Spacecom leader lays out wish list for DARPA-led innovation
Space domain awareness, autonomous systems, and maneuver and logistics capabilities are at the top of U.S. Space Command’s wish list for new innovative tech from the Defense Advanced Research Projects Agency, according to its Deputy Commander Lt. Gen. John Shaw.
Speaking about the need for better domain awareness, Shaw referred to a “tyranny of volume,” noting that the command is focused on the entire area of space encompassed by Earth’s gravity well including the Moon.
“That’s a lot of volume, and that’s a lot of opportunity for us to miss things that are happening within that volume that we need to be aware of,” he said Wednesday at the DARPA Forward conference at the Colorado State University campus in Fort Collins, Colorado.

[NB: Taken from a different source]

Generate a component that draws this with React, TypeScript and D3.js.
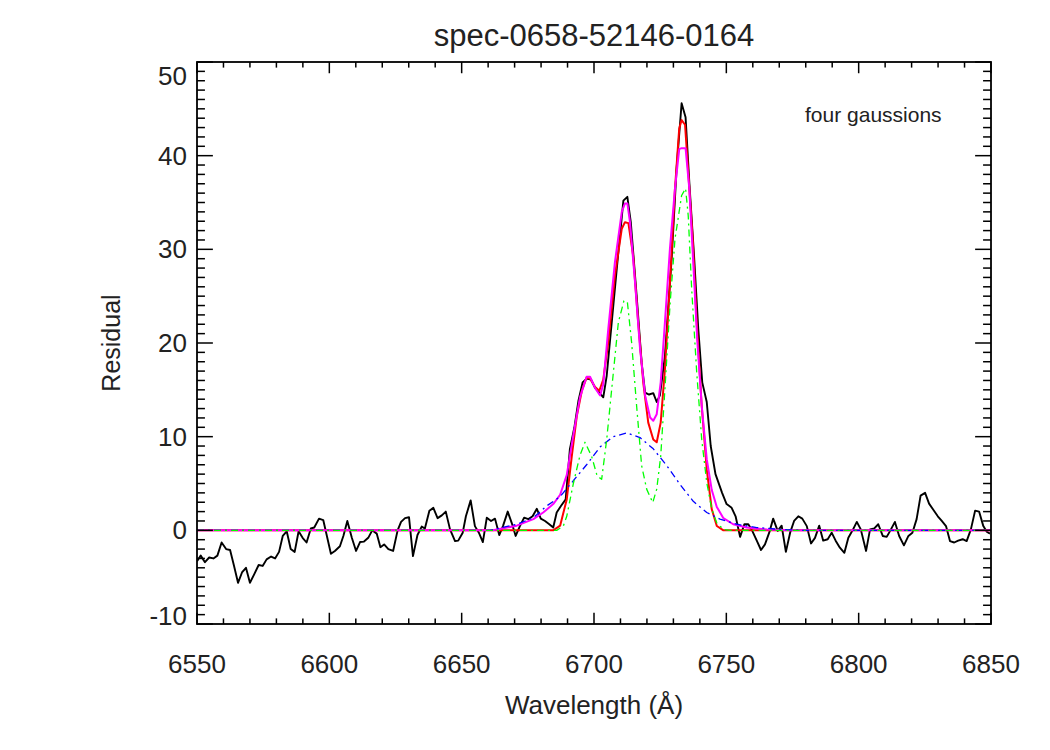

Those “things” could be natural hazards, deliberate threats, or incidental hazards connected to debris or other objects in orbit.
He also highlighted the need to monitor signals and the potential for unintentional or deliberate electromagnetic interference.
Spacecom wants to use predictive analytics to understand what may happen next, or to detect possible changes that could impact the environment.
“How are we going to do that better? Well, we need some innovation,” Shaw said.
“Historically, we have typically done that mission set mostly using sensors here on the planet,” he explained. But looking forward, as the U.S. government tries to generate a more refined understanding of the cislunar environment — from the Earth all the way to the area around the Moon — “we probably need sensors in space,” he added.
The command wants to get the best possible picture of its area of responsibility.
“That’s one particular challenge that we have that informs everything else that we do — we have to know what’s happening in the domain before we can actually do other things,” Shaw said.
Autonomous platforms are another area in which Spacecom leaders are keen to see further innovation.
While autonomous vehicles are typically associated with drones and self-driving cars and maritime vessels, Shaw proposed that “in no domain will it be more important to have cutting-edge autonomy enabled by machine learning than in the space domain.”
Future space-based platforms won’t be able to “wait for human operators or even machines necessarily back on Earth to tell them” how to behave, he noted. Instead, they’ll likely need to perform functions like avoiding debris and threats autonomously.
“So I urge you all to think — when you’re thinking on autonomous platforms — think not only about the terrestrial domains, but think about space. How do we take that cutting-edge innovation and capability and apply it to missions that we’re going to need to be able to do in the space domain?” Shaw said. “We’re going to need those capabilities.”
Space maneuver and logistics is another area of interest for the command.
Shaw said propulsion systems that humans have developed rely on Newton’s Third Law that requires an action and reaction activity to propel an object.
“I just want to point out that we’re kind of restricted right now by the tyranny of the rocket equation. I’ve got to have mass to eject in order to move myself around within the Earth gravity well and beyond. How do we get past that? I’m interested in any thoughts on that and innovation along that line. I don’t see really anything on the logical horizon that’s going to be a big game-changer on that. There may be ways, though, that we incrementally get after it,” he noted.
Shaw’s team at Spacecom is now particularly interested in DARPA’s existing work on nuclear thermal propulsion — and whether it could lead to a new kind of propulsion capability applicable to their missions.
Relatedly, Shaw said the command wants to enable architectures and systems that “not only can maneuver on-demand and in new ways and such,” but also be completely supported logistically.
In his view, a new “logistic structure in space that allows us to refuel, to service, and extend lifetime and extend capability” of certain assets needs to be developed.
Making such new and innovative breakthroughs won’t be easy, but the deputy commander is bullish about the opportunities ahead.
“I believe we’re entering a remarkable era,” Shaw said. “I think we could be seeing … the very beginning of a big surge into [the space] domain that will define a new era for us similar to the age of discovery in the 1400s.”